Anyway, I appreciate the thoughtful reply. I suspect it’s that we have different usage patterns.

If you know what you’re doing and you like it that way, by all means, keep doing it as long as you’re able to! It’s just not a typical usage pattern (anymore), but so what? Do what works for you :slight_smile:

It’s not so much what I personally do or don’t, just what the big providers have moved to, and with them, their consumers. With the advent of iPhones and Androids, especially, Apple and Google ate the business of a lot of traditional services, not just ISP emails but also things like Dropbox, Photobucket, etc. Their “good enough” integrated services made it much harder for standalone providers to survive.

Microsoft tried the same thing and failed miserably with Windows Phone, but at least they have a corporate foothold (in terms of bundled Outlook.com email and calendaring, etc.)

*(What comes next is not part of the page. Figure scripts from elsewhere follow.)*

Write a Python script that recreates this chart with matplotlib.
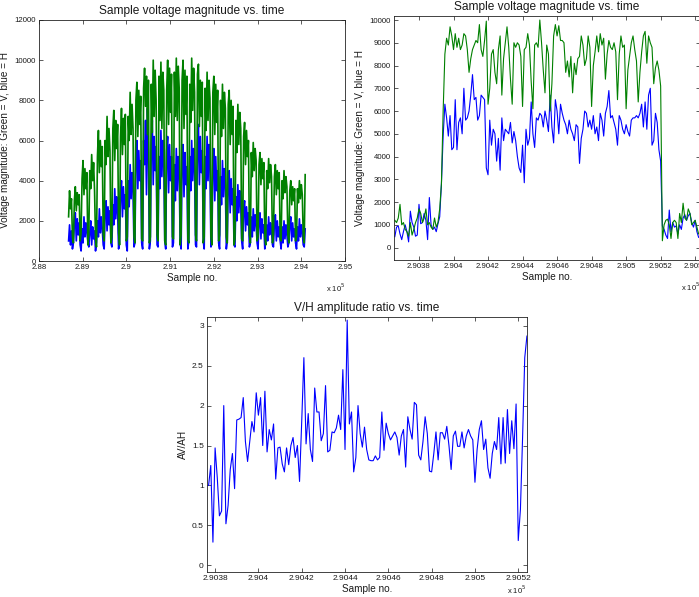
import matplotlib
matplotlib.use("Agg")
import matplotlib.pyplot as plt
import numpy as np
from matplotlib.ticker import FuncFormatter, MultipleLocator

plt.rcParams['font.family'] = ['Liberation Sans', 'DejaVu Sans']

# ---- data -------------------------------------------------------------
# full record (top left), one value every tl_step samples, in hundreds
tl_start = 288677
tl_step = 22
tl_green = [
    22, 35, 26, 31,
    12, 9, 30, 37, 25, 34, 28, 33,
    10, 14, 41, 50, 33, 46, 36, 44,
    8, 13, 45, 36, 53, 40, 49, 35,
    11, 7, 52, 65, 44, 60, 47, 57,
    13, 10, 60, 48, 72, 52, 66, 55,
    9, 12, 66, 75, 50, 70, 56, 68,
    14, 8, 62, 76, 53, 71, 58, 73,
    10, 12, 72, 60, 84, 63, 78, 66,
    12, 9, 80, 89, 62, 85, 68, 82,
    11, 10, 86, 96, 77, 92, 63, 90,
    9, 12, 88, 64, 100, 72, 95, 80,
    13, 10, 92, 70, 99, 66, 94, 85,
    10, 8, 85, 100, 68, 96, 74, 93,
    12, 11, 94, 72, 101, 70, 97, 86,
    8, 13, 90, 100, 66, 95, 73, 92,
    11, 9, 88, 69, 101, 75, 96, 84,
    13, 10, 93, 98, 67, 90, 72, 89,
    9, 12, 86, 65, 94, 70, 90, 81,
    12, 8, 84, 92, 63, 88, 69, 85,
    10, 13, 80, 62, 88, 66, 84, 76,
    12, 9, 78, 85, 58, 80, 63, 77,
    8, 11, 70, 54, 78, 58, 74, 66,
    11, 10, 62, 69, 48, 65, 52, 60,
    13, 9, 54, 42, 59, 45, 56, 50,
    10, 12, 48, 54, 38, 51, 41, 49,
    12, 8, 45, 36, 51, 39, 48, 42,
    9, 13, 42, 48, 33, 45, 36, 44,
    11, 10, 40, 31, 45, 34, 42, 37,
    13, 9, 35, 40, 28, 37, 30, 36,
    10, 12, 36, 29, 40, 31, 38, 33,
    12, 9, 43,
]
tl_blue = [
    10, 18, 8, 15,
    6, 9, 18, 24, 10, 21, 13, 19,
    8, 5, 16, 9, 22, 12, 19, 14,
    10, 7, 14, 20, 8, 17, 11, 15,
    5, 9, 20, 12, 26, 14, 22, 16,
    8, 6, 24, 30, 15, 27, 18, 25,
    9, 7, 28, 18, 36, 21, 32, 24,
    6, 10, 34, 40, 22, 37, 26, 33,
    8, 5, 40, 27, 48, 31, 44, 35,
    7, 9, 52, 60, 36, 55, 40, 50,
    9, 6, 60, 48, 70, 33, 76, 55,
    6, 10, 58, 70, 38, 62, 45, 57,
    8, 7, 52, 36, 65, 42, 60, 48,
    10, 6, 55, 62, 34, 58, 40, 52,
    7, 9, 48, 30, 56, 35, 52, 44,
    9, 6, 50, 58, 32, 54, 38, 47,
    6, 10, 52, 35, 60, 40, 56, 45,
    8, 7, 58, 68, 38, 62, 44, 55,
    10, 6, 52, 36, 62, 40, 58, 47,
    7, 9, 48, 56, 30, 52, 35, 45,
    9, 6, 42, 28, 50, 32, 46, 38,
    6, 10, 38, 45, 24, 41, 28, 36,
    8, 7, 32, 20, 38, 24, 35, 28,
    10, 6, 26, 30, 15, 27, 18, 24,
    7, 9, 22, 12, 26, 15, 23, 18,
    9, 6, 20, 24, 11, 21, 14, 18,
    6, 10, 18, 10, 22, 13, 19, 15,
    8, 7, 19, 23, 10, 20, 12, 17,
    10, 6, 17, 9, 20, 11, 18, 13,
    7, 9, 18, 22, 10, 19, 12, 16,
    9, 6, 17, 10, 21, 12, 18, 14,
    8, 7, 16,
]

# one burst (top right), every sample
tr_start = 290366
tr_green = [
    1200, 1100, 1300, 1900, 1000, 1100, 800, 700, 500, 1100,
    550, 800, 1100, 1300, 1700, 1500, 1100, 1300, 1700, 1000,
    1100, 900, 800, 1300, 900, 1100, 1700, 2800, 6000, 8500,
    9200, 8900, 9700, 9300, 8700, 9400, 8800, 9200, 8700, 8900,
    9400, 9300, 8700, 7700, 8300, 8700, 8900, 9100, 9000, 9800,
    8700, 8400, 9100, 9950, 6300, 7000, 8500, 8700, 7700, 7200,
    8700, 9300, 6700, 8300, 9000, 9700, 8800, 7400, 6300, 9000,
    8800, 9000, 8900, 8400, 6200, 8700, 8800, 9400, 8900, 7300,
    6100, 8900, 9000, 8800, 10000, 9000, 7800, 6800, 8900, 8500,
    6000, 7200, 9300, 9800, 9300, 9750, 9100, 9100, 9000, 7700,
    8200, 7500, 8400, 6800, 8100, 7600, 8300, 8400, 9300, 8900,
    8000, 8300, 9300, 8800, 6200, 8000, 8600, 9300, 8600, 9400,
    8900, 9200, 7400, 8500, 9100, 8800, 8700, 9000, 8600, 6500,
    8500, 9300, 8800, 8900, 6100, 7800, 8400, 9000, 9300, 8700,
    8200, 6400, 7700, 8600, 9300, 9500, 8100, 9300, 9000, 8800,
    7200, 7900, 8200, 7800, 7100, 300, 1000, 1200, 1250, 1000,
    400, 1100, 1200, 1100, 400, 1500, 1100, 1950, 1300, 1200,
    1700, 1500, 1000, 1100, 1200, 900, 600,
]
tr_blue = [
    480, 900, 950, 600, 350, 700, 1000, 700, 250, 1600,
    1100, 900, 500, 550, 1900, 1050, 1100, 1500, 1200, 350,
    2200, 1000, 800, 900, 700, 1050, 1350, 2800, 4900, 6300,
    5700, 4900, 5800, 4300, 4400, 6500, 4300, 5500, 5700, 5000,
    7000, 5600, 5700, 6000, 6700, 7600, 6500, 6600, 5600, 5800,
    6700, 6600, 6500, 3500, 3200, 5600, 4500, 5200, 5000, 3800,
    4800, 3400, 5700, 4700, 5200, 5100, 5000, 5500, 4600, 5100,
    4700, 4000, 3500, 3300, 4500, 2850, 5200, 4500, 4800, 6400,
    5000, 4400, 5700, 5600, 5900, 5800, 5300, 6000, 5600, 5100,
    6700, 5300, 4600, 6500, 6000, 5000, 6300, 5900, 5600, 5400,
    5000, 5600, 5200, 5000, 4700, 5400, 5300, 3700, 4800, 5200,
    6000, 5900, 5300, 5600, 5200, 5800, 5000, 5300, 4700, 5900,
    5600, 4900, 5900, 6200, 6900, 5700, 5800, 5500, 5200, 4500,
    5800, 5600, 5200, 5000, 5400, 5100, 4900, 5600, 5700, 5700,
    5800, 5700, 5900, 6300, 5300, 6400, 5200, 6700, 7000, 4500,
    4700, 5900, 5500, 4300, 3800, 950, 800, 550, 400, 1650,
    700, 1100, 900, 950, 600, 1000, 800, 1300, 1450, 1200,
    1400, 1500, 1100, 900, 1200, 700, 450,
]

# V/H ratio (bottom)
br_start = 290377
ratio = [
    1.0, 1.25, 0.29, 1.47, 1.1, 0.62, 0.68, 2.0, 0.52, 0.75,
    1.2, 1.4, 0.96, 1.82, 1.83, 1.85, 2.1, 1.55, 1.3, 1.55,
    1.8, 1.67, 2.16, 1.88, 2.1, 1.5, 2.18, 1.42, 1.7, 1.57,
    1.77, 1.08, 1.47, 1.48, 1.27, 1.17, 1.47, 1.26, 1.5, 1.6,
    1.35, 1.5, 1.05, 1.8, 2.6, 1.52, 1.9, 1.45, 1.3, 2.22,
    1.92, 1.92, 1.56, 1.65, 2.25, 1.42, 1.44, 1.67, 1.66, 1.72,
    1.88, 1.7, 2.45, 1.45, 3.07, 1.77, 1.92, 1.17, 1.35, 2.0,
    1.65, 1.48, 1.73, 1.45, 1.32, 1.31, 1.31, 1.37, 1.32, 1.35,
    1.92, 1.44, 1.78, 1.65, 1.57, 1.62, 1.67, 1.6, 1.38, 1.62,
    1.7, 1.23, 1.86, 1.7, 1.58, 2.04, 2.01, 1.38, 1.32, 1.55,
    1.86, 1.65, 1.18, 1.17, 1.4, 1.67, 1.32, 1.66, 1.66, 1.58,
    1.74, 1.5, 1.2, 1.62, 1.68, 1.49, 1.49, 1.67, 1.47, 1.62,
    1.7, 1.62, 1.57, 1.04, 1.45, 1.7, 1.81, 1.45, 1.58, 1.22,
    1.09, 1.4, 1.55, 1.45, 1.85, 1.27, 1.85, 1.28, 1.95, 1.4,
    1.81, 1.46, 2.02, 0.31, 0.7, 1.6, 2.6, 2.87,
]

GREEN = '#008000'
BLUE = '#0000ff'
TXT = '#1a1a1a'

W, H = 699, 597
fig = plt.figure(figsize=(W / 100, H / 100), dpi=100)


def box(l, t, r, b):
    return fig.add_axes([l / W, 1 - b / H, (r - l) / W, (b - t) / H])


sample_fmt = FuncFormatter(lambda v, p: f"{v / 1e5:.5g}")


def style(ax, title, ylabel, tick_fs, exp_y=-0.085, exp_va='top'):
    ax.set_title(title, fontsize=8.6, pad=4, color=TXT)
    ax.set_xlabel("Sample no.", fontsize=7.2, labelpad=1, color=TXT)
    ax.set_ylabel(ylabel, fontsize=7.2, labelpad=3, color=TXT)
    ax.tick_params(direction='in', top=True, right=True, length=3,
                   width=0.5, labelsize=tick_fs, pad=2.5, colors=TXT)
    for s in ax.spines.values():
        s.set_linewidth(0.6)
        s.set_color('#222222')
    ax.xaxis.set_major_formatter(sample_fmt)
    ax.text(1.0, exp_y, r"x 10$^5$", transform=ax.transAxes, fontsize=5.5,
            ha='right', va=exp_va, color=TXT, clip_on=False)


ylab = "Voltage magnitude: Green = V, blue = H"

# top left
ax1 = box(39, 20, 345, 261)
xs = tl_start + tl_step * np.arange(len(tl_green))
ax1.plot(xs, np.array(tl_blue) * 100, color=BLUE, lw=1.2)
ax1.plot(xs, np.array(tl_green) * 100, color=GREEN, lw=1.2)
ax1.set_xlim(288000, 295000)
ax1.set_ylim(0, 12000)
ax1.xaxis.set_major_locator(MultipleLocator(1000))
ax1.yaxis.set_major_locator(MultipleLocator(2000))
style(ax1, "Sample voltage magnitude vs. time", ylab, 5.6)

# top right
ax2 = box(394.3, 16, 700, 260)
xr = tr_start + np.arange(len(tr_green))
ax2.plot(xr, tr_blue, color=BLUE, lw=0.8)
ax2.plot(xr, tr_green, color=GREEN, lw=0.8)
ax2.set_xlim(290365.7, 290542.8)
ax2.set_ylim(-545, 10176)
ax2.set_xticks(np.arange(290380, 290541, 20))
ax2.yaxis.set_major_locator(MultipleLocator(1000))
style(ax2, "Sample voltage magnitude vs. time", ylab, 5.6)

# bottom
ax3 = box(207.3, 316.7, 526.7, 571.7)
xb = br_start + np.arange(len(ratio))
ax3.plot(xb, ratio, color=BLUE, lw=0.8)
ax3.set_xlim(290376.4, 290523.9)
ax3.set_ylim(-0.08, 3.113)
ax3.set_xticks(np.arange(290380, 290521, 20))
ax3.yaxis.set_major_locator(MultipleLocator(0.5))
ax3.yaxis.set_major_formatter(FuncFormatter(lambda v, p: f"{v:g}"))
style(ax3, "V/H amplitude ratio vs. time", "AV/AH", 6.0,
      exp_y=-0.097, exp_va='bottom')

fig.savefig("out.png", dpi=100)
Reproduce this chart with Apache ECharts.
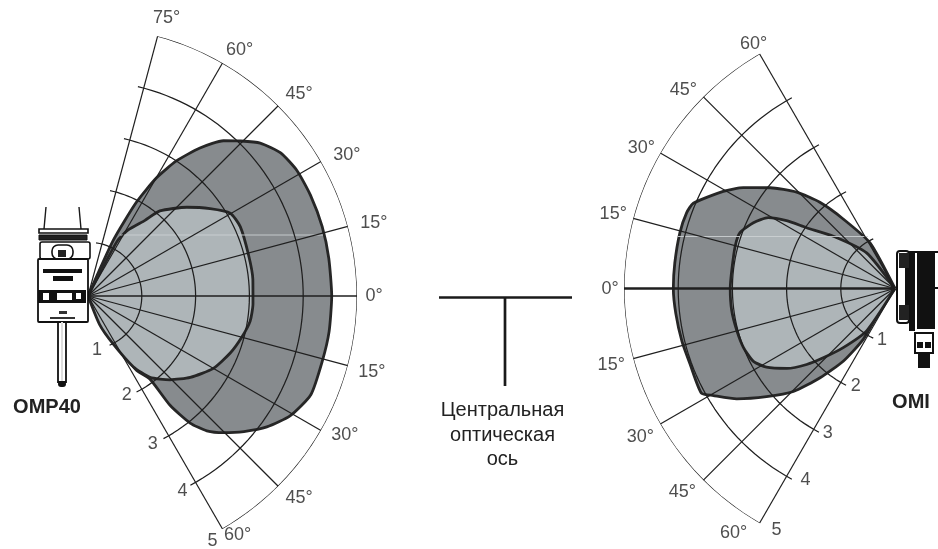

Like it’s not really even just about email, but how “personal computing” as a concept has largely gone from “a PC you own, with various apps you buy” to “buy one phone and pay the same company for a monthly subscription for everything you need”. We’ve gone from a DIY hacker ethos to a mindless consumer one.

Personally speaking, I ran my own mail servers as a kid when I thought that was super cool and nerdy. But an adult I just don’t have as many hours or fucks left to give, so it’s down to the one ol’ boring Gmail :sweat_smile:

My long-term email (30 years!) is just that: my own domain on my own server. But nowadays I just pull from it within GMail (or now, I forward to my GMail account, now that GMail is stopping POP support).

The Wikipedia article about POP has a section comparing POP with IMAP that lists some of POP’s limitations.